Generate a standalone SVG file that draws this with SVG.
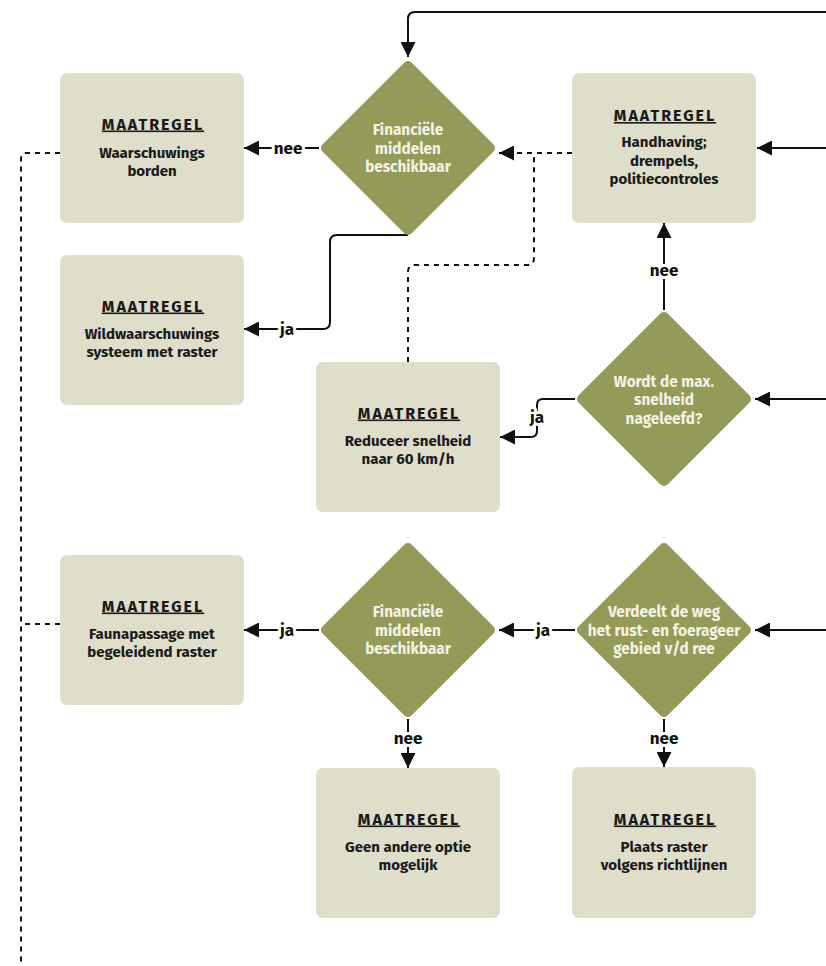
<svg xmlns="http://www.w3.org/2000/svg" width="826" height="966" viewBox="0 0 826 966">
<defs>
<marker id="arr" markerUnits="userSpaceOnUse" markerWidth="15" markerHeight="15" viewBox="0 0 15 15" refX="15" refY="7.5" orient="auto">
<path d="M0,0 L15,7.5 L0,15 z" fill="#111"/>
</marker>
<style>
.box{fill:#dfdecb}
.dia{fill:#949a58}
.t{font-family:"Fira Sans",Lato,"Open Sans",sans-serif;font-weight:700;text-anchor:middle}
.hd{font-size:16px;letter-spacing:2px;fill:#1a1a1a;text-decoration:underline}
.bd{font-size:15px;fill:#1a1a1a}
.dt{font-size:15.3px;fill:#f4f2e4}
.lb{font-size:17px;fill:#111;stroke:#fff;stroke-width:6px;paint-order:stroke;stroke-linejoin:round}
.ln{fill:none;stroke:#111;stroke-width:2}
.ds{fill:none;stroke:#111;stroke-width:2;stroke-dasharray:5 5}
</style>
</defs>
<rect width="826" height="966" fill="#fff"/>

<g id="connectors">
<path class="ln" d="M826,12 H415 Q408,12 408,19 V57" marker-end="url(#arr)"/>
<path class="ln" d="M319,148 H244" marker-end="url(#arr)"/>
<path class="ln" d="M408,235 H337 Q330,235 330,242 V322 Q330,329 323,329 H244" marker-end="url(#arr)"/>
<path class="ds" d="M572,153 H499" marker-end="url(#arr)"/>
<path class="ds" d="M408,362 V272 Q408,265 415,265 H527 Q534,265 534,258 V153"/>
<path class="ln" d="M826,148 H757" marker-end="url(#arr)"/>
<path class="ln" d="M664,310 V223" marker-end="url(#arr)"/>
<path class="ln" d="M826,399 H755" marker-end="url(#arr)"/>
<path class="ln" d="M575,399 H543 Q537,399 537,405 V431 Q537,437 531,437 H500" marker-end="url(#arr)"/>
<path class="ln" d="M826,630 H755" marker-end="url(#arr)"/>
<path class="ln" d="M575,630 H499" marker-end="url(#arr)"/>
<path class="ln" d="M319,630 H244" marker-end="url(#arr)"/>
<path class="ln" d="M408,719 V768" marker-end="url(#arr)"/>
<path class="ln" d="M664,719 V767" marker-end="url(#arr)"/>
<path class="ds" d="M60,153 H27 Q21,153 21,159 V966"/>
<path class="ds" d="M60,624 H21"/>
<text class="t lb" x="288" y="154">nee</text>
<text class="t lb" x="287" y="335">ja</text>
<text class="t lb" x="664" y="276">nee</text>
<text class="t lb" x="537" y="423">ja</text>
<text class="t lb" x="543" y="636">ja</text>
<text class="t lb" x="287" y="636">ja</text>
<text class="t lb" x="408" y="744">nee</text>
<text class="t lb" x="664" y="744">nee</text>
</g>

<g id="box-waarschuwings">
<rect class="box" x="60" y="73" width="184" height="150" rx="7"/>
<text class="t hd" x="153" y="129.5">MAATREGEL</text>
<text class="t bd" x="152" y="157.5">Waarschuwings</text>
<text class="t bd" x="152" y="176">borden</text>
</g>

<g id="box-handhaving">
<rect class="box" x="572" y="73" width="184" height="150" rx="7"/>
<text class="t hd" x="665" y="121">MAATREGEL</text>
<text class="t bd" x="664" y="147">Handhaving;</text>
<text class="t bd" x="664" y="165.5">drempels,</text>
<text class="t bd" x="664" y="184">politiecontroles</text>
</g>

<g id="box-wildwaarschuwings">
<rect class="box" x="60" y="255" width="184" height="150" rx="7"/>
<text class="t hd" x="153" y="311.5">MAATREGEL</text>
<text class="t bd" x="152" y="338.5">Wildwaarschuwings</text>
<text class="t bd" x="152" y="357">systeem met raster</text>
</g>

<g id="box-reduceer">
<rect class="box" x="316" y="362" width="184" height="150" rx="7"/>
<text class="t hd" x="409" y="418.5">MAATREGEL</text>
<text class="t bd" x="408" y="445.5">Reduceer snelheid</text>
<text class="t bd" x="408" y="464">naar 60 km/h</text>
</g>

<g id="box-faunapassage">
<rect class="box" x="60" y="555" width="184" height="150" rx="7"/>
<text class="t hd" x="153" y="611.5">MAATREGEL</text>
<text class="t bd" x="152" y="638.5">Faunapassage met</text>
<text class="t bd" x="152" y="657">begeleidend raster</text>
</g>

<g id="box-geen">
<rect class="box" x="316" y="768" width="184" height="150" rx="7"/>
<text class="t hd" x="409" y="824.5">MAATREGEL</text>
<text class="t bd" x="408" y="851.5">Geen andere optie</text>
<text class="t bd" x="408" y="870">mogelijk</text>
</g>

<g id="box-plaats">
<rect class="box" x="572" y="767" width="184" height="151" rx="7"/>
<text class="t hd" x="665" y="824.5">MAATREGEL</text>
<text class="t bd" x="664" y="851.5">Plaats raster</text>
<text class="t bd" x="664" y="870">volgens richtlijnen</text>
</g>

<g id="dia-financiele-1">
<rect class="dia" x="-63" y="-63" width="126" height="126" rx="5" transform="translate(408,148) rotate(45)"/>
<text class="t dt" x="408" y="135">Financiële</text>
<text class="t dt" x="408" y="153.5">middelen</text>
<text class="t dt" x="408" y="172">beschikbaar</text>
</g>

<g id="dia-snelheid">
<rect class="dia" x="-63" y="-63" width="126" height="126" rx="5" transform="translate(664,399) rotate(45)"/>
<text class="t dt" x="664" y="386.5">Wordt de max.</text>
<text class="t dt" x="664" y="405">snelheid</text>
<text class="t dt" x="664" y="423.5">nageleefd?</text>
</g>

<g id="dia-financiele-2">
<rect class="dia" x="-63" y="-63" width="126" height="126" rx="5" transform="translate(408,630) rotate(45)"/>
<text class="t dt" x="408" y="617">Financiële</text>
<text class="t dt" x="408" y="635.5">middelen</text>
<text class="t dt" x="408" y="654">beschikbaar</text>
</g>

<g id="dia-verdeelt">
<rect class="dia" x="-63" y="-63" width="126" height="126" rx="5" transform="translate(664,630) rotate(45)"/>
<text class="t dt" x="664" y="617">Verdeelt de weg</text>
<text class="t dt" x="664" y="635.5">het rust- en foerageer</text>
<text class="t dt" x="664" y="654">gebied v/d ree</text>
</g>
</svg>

== What you will do ==
Working from the material above, transcribe it exactly while omitting pictures.

== Finished exercise ==
Generate a standalone SVG file that draws this with SVG.
<svg xmlns="http://www.w3.org/2000/svg" width="826" height="966" viewBox="0 0 826 966">
<defs>
<marker id="arr" markerUnits="userSpaceOnUse" markerWidth="15" markerHeight="15" viewBox="0 0 15 15" refX="15" refY="7.5" orient="auto">
<path d="M0,0 L15,7.5 L0,15 z" fill="#111"/>
</marker>
<style>
.box{fill:#dfdecb}
.dia{fill:#949a58}
.t{font-family:"Fira Sans",Lato,"Open Sans",sans-serif;font-weight:700;text-anchor:middle}
.hd{font-size:16px;letter-spacing:2px;fill:#1a1a1a;text-decoration:underline}
.bd{font-size:15px;fill:#1a1a1a}
.dt{font-size:15.3px;fill:#f4f2e4}
.lb{font-size:17px;fill:#111;stroke:#fff;stroke-width:6px;paint-order:stroke;stroke-linejoin:round}
.ln{fill:none;stroke:#111;stroke-width:2}
.ds{fill:none;stroke:#111;stroke-width:2;stroke-dasharray:5 5}
</style>
</defs>
<rect width="826" height="966" fill="#fff"/>

<g id="connectors">
<path class="ln" d="M826,12 H415 Q408,12 408,19 V57" marker-end="url(#arr)"/>
<path class="ln" d="M319,148 H244" marker-end="url(#arr)"/>
<path class="ln" d="M408,235 H337 Q330,235 330,242 V322 Q330,329 323,329 H244" marker-end="url(#arr)"/>
<path class="ds" d="M572,153 H499" marker-end="url(#arr)"/>
<path class="ds" d="M408,362 V272 Q408,265 415,265 H527 Q534,265 534,258 V153"/>
<path class="ln" d="M826,148 H757" marker-end="url(#arr)"/>
<path class="ln" d="M664,310 V223" marker-end="url(#arr)"/>
<path class="ln" d="M826,399 H755" marker-end="url(#arr)"/>
<path class="ln" d="M575,399 H543 Q537,399 537,405 V431 Q537,437 531,437 H500" marker-end="url(#arr)"/>
<path class="ln" d="M826,630 H755" marker-end="url(#arr)"/>
<path class="ln" d="M575,630 H499" marker-end="url(#arr)"/>
<path class="ln" d="M319,630 H244" marker-end="url(#arr)"/>
<path class="ln" d="M408,719 V768" marker-end="url(#arr)"/>
<path class="ln" d="M664,719 V767" marker-end="url(#arr)"/>
<path class="ds" d="M60,153 H27 Q21,153 21,159 V966"/>
<path class="ds" d="M60,624 H21"/>
<text class="t lb" x="288" y="154">nee</text>
<text class="t lb" x="287" y="335">ja</text>
<text class="t lb" x="664" y="276">nee</text>
<text class="t lb" x="537" y="423">ja</text>
<text class="t lb" x="543" y="636">ja</text>
<text class="t lb" x="287" y="636">ja</text>
<text class="t lb" x="408" y="744">nee</text>
<text class="t lb" x="664" y="744">nee</text>
</g>

<g id="box-waarschuwings">
<rect class="box" x="60" y="73" width="184" height="150" rx="7"/>
<text class="t hd" x="153" y="129.5">MAATREGEL</text>
<text class="t bd" x="152" y="157.5">Waarschuwings</text>
<text class="t bd" x="152" y="176">borden</text>
</g>

<g id="box-handhaving">
<rect class="box" x="572" y="73" width="184" height="150" rx="7"/>
<text class="t hd" x="665" y="121">MAATREGEL</text>
<text class="t bd" x="664" y="147">Handhaving;</text>
<text class="t bd" x="664" y="165.5">drempels,</text>
<text class="t bd" x="664" y="184">politiecontroles</text>
</g>

<g id="box-wildwaarschuwings">
<rect class="box" x="60" y="255" width="184" height="150" rx="7"/>
<text class="t hd" x="153" y="311.5">MAATREGEL</text>
<text class="t bd" x="152" y="338.5">Wildwaarschuwings</text>
<text class="t bd" x="152" y="357">systeem met raster</text>
</g>

<g id="box-reduceer">
<rect class="box" x="316" y="362" width="184" height="150" rx="7"/>
<text class="t hd" x="409" y="418.5">MAATREGEL</text>
<text class="t bd" x="408" y="445.5">Reduceer snelheid</text>
<text class="t bd" x="408" y="464">naar 60 km/h</text>
</g>

<g id="box-faunapassage">
<rect class="box" x="60" y="555" width="184" height="150" rx="7"/>
<text class="t hd" x="153" y="611.5">MAATREGEL</text>
<text class="t bd" x="152" y="638.5">Faunapassage met</text>
<text class="t bd" x="152" y="657">begeleidend raster</text>
</g>

<g id="box-geen">
<rect class="box" x="316" y="768" width="184" height="150" rx="7"/>
<text class="t hd" x="409" y="824.5">MAATREGEL</text>
<text class="t bd" x="408" y="851.5">Geen andere optie</text>
<text class="t bd" x="408" y="870">mogelijk</text>
</g>

<g id="box-plaats">
<rect class="box" x="572" y="767" width="184" height="151" rx="7"/>
<text class="t hd" x="665" y="824.5">MAATREGEL</text>
<text class="t bd" x="664" y="851.5">Plaats raster</text>
<text class="t bd" x="664" y="870">volgens richtlijnen</text>
</g>

<g id="dia-financiele-1">
<rect class="dia" x="-63" y="-63" width="126" height="126" rx="5" transform="translate(408,148) rotate(45)"/>
<text class="t dt" x="408" y="135">Financiële</text>
<text class="t dt" x="408" y="153.5">middelen</text>
<text class="t dt" x="408" y="172">beschikbaar</text>
</g>

<g id="dia-snelheid">
<rect class="dia" x="-63" y="-63" width="126" height="126" rx="5" transform="translate(664,399) rotate(45)"/>
<text class="t dt" x="664" y="386.5">Wordt de max.</text>
<text class="t dt" x="664" y="405">snelheid</text>
<text class="t dt" x="664" y="423.5">nageleefd?</text>
</g>

<g id="dia-financiele-2">
<rect class="dia" x="-63" y="-63" width="126" height="126" rx="5" transform="translate(408,630) rotate(45)"/>
<text class="t dt" x="408" y="617">Financiële</text>
<text class="t dt" x="408" y="635.5">middelen</text>
<text class="t dt" x="408" y="654">beschikbaar</text>
</g>

<g id="dia-verdeelt">
<rect class="dia" x="-63" y="-63" width="126" height="126" rx="5" transform="translate(664,630) rotate(45)"/>
<text class="t dt" x="664" y="617">Verdeelt de weg</text>
<text class="t dt" x="664" y="635.5">het rust- en foerageer</text>
<text class="t dt" x="664" y="654">gebied v/d ree</text>
</g>
</svg>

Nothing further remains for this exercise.